Retype the opening lines of the listing below, ending with the line that contains "plt.rcParams['font.family'] = ['Liberation", and leave out any pictures.

— Begin —

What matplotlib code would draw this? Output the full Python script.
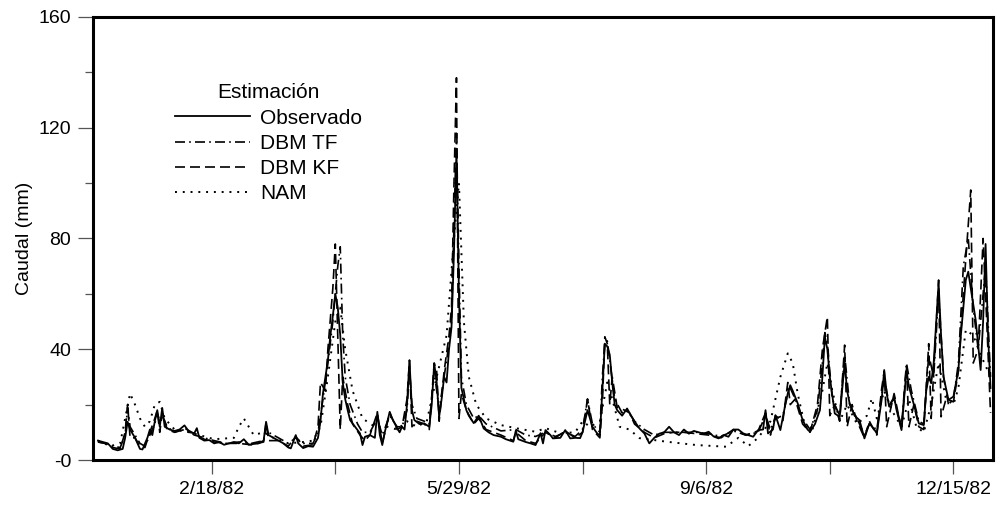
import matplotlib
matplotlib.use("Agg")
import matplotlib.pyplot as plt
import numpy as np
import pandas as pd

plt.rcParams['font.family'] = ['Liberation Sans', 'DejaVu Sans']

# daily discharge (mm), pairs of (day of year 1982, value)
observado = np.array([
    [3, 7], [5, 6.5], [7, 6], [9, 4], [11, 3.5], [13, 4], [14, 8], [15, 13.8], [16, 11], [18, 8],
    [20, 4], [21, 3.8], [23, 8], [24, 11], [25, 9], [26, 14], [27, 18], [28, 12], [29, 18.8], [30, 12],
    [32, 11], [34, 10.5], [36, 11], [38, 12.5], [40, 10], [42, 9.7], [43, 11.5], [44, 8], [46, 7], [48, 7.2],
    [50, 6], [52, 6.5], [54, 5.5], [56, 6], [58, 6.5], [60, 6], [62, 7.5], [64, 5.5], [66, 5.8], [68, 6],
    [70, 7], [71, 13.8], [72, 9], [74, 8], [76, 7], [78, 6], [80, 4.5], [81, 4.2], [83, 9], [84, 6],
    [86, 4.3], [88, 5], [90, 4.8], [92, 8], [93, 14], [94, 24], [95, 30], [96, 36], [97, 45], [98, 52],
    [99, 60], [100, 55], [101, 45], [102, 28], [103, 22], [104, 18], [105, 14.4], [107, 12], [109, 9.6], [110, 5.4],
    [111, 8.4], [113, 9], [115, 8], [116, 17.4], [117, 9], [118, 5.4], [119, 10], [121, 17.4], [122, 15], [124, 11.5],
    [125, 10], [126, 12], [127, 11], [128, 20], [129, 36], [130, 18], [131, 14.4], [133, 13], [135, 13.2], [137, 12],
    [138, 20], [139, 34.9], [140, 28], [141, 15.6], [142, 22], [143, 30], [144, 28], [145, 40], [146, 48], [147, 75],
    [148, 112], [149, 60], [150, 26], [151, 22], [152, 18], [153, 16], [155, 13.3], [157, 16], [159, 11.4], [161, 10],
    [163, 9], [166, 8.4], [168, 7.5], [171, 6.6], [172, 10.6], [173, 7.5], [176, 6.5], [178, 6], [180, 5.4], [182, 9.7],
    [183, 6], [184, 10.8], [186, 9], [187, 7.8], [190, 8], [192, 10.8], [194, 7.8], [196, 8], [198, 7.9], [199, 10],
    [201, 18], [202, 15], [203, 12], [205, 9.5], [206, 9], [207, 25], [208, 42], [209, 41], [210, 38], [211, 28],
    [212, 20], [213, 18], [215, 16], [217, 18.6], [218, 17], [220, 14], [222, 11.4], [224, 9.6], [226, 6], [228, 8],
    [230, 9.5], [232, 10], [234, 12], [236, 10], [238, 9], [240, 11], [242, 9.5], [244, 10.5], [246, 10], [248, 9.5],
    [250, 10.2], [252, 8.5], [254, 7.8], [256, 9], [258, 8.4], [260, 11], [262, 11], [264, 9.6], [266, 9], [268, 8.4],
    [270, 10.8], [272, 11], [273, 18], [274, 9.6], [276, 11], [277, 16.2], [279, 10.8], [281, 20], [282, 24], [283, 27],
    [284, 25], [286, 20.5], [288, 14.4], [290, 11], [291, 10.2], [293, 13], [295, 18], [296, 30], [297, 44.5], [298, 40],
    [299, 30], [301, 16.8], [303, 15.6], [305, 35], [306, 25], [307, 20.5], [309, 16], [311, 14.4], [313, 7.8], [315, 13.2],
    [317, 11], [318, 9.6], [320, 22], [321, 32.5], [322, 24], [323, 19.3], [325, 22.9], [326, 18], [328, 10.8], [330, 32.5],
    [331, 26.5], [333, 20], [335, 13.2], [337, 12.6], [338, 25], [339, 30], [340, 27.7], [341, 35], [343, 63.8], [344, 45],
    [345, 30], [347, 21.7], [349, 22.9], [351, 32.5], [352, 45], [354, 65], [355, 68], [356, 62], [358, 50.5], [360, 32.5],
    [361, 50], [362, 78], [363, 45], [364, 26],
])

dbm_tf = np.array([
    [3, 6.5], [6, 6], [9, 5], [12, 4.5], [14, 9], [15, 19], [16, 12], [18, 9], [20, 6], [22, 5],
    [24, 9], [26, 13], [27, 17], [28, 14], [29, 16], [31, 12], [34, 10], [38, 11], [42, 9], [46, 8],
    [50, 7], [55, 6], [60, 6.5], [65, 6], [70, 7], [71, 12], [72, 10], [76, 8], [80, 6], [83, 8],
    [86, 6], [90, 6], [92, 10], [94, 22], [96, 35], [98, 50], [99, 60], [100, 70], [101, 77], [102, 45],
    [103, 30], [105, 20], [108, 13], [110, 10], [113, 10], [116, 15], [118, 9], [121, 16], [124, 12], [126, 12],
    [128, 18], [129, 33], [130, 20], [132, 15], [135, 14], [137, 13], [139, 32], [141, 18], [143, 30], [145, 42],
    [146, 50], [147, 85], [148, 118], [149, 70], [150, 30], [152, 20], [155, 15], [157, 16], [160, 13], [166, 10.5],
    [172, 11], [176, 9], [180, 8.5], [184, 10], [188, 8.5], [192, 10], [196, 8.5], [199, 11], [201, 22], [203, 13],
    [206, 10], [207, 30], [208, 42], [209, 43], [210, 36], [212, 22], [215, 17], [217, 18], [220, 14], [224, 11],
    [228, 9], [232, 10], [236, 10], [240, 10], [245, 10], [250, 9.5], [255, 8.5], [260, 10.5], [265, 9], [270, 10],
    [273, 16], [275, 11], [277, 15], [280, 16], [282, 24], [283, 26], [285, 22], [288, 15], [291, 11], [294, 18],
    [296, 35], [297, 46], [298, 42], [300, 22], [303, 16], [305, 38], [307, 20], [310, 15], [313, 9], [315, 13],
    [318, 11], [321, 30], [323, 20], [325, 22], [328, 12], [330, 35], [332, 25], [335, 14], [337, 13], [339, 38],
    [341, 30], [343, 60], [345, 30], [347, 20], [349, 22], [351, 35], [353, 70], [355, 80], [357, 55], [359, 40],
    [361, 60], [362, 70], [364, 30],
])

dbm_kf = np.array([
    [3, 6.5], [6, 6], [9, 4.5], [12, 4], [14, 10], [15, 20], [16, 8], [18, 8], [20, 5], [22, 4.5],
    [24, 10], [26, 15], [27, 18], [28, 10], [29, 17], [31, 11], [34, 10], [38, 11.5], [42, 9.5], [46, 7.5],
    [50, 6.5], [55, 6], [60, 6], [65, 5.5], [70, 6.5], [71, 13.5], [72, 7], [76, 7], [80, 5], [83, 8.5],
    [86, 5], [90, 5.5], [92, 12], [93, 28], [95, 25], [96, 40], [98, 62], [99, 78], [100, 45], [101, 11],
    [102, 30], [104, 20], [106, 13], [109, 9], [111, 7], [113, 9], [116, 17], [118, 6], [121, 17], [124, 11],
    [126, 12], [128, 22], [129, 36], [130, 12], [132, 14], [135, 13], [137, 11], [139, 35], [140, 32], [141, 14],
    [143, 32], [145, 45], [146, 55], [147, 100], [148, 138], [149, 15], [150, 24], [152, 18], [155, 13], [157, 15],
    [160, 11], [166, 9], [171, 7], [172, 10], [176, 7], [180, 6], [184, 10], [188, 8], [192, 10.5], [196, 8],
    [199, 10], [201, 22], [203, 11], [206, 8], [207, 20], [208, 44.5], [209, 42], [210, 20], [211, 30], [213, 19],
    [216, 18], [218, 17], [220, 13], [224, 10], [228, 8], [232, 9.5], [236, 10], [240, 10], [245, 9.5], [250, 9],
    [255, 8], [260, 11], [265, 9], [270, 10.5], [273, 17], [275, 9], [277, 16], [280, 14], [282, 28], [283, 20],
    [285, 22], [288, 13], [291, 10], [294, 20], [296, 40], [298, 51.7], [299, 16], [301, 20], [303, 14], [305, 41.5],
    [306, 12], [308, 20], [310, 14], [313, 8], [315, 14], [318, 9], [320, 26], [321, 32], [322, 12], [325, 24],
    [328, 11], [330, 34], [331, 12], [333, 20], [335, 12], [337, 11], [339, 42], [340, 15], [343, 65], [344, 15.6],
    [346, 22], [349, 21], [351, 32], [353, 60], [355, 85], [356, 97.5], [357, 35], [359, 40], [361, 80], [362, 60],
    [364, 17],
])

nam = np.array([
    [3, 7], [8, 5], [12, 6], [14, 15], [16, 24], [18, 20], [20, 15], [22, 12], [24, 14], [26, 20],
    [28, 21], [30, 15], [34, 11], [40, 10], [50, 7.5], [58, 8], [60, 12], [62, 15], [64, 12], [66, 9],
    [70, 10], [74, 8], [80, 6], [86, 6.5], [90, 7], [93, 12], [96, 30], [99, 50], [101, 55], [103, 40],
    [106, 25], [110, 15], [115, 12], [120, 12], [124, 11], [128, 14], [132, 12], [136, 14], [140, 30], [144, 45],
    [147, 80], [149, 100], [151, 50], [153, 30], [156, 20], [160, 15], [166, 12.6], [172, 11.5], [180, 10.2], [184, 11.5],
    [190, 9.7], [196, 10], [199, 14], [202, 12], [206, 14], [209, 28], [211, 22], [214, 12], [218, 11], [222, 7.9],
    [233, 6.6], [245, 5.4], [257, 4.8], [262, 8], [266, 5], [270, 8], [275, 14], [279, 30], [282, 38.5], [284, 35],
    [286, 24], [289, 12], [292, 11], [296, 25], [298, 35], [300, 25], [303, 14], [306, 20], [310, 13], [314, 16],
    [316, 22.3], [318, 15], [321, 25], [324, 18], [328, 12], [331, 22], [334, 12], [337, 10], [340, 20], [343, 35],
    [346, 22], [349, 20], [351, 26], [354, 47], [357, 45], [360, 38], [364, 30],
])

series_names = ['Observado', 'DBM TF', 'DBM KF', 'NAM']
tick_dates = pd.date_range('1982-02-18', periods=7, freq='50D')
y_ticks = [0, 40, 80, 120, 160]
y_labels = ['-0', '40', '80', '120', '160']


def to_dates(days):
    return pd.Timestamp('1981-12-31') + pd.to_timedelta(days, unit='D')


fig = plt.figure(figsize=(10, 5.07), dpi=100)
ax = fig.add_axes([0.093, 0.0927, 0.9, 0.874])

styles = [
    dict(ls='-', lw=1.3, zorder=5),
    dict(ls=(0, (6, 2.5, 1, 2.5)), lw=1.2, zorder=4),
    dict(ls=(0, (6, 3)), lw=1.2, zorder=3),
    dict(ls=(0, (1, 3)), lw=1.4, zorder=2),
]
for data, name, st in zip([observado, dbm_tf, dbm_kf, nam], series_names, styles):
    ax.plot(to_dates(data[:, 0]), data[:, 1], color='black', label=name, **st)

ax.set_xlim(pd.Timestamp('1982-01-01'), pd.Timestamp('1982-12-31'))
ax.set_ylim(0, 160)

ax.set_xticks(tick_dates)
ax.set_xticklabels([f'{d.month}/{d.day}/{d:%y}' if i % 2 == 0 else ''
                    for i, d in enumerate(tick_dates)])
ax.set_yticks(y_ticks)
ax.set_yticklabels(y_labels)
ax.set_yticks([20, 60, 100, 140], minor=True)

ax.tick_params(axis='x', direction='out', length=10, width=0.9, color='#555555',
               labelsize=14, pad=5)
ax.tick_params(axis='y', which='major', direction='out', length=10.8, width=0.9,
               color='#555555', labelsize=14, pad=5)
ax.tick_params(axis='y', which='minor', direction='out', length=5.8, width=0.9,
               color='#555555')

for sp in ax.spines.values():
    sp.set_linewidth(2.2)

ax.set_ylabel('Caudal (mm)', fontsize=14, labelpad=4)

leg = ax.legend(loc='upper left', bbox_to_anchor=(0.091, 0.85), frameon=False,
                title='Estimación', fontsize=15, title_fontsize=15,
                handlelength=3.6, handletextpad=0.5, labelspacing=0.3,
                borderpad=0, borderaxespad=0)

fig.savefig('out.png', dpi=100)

— End —

SOLUTION
What matplotlib code would draw this? Output the full Python script.
import matplotlib
matplotlib.use("Agg")
import matplotlib.pyplot as plt
import numpy as np
import pandas as pd

plt.rcParams['font.family'] = ['Liberation Sans', 'DejaVu Sans']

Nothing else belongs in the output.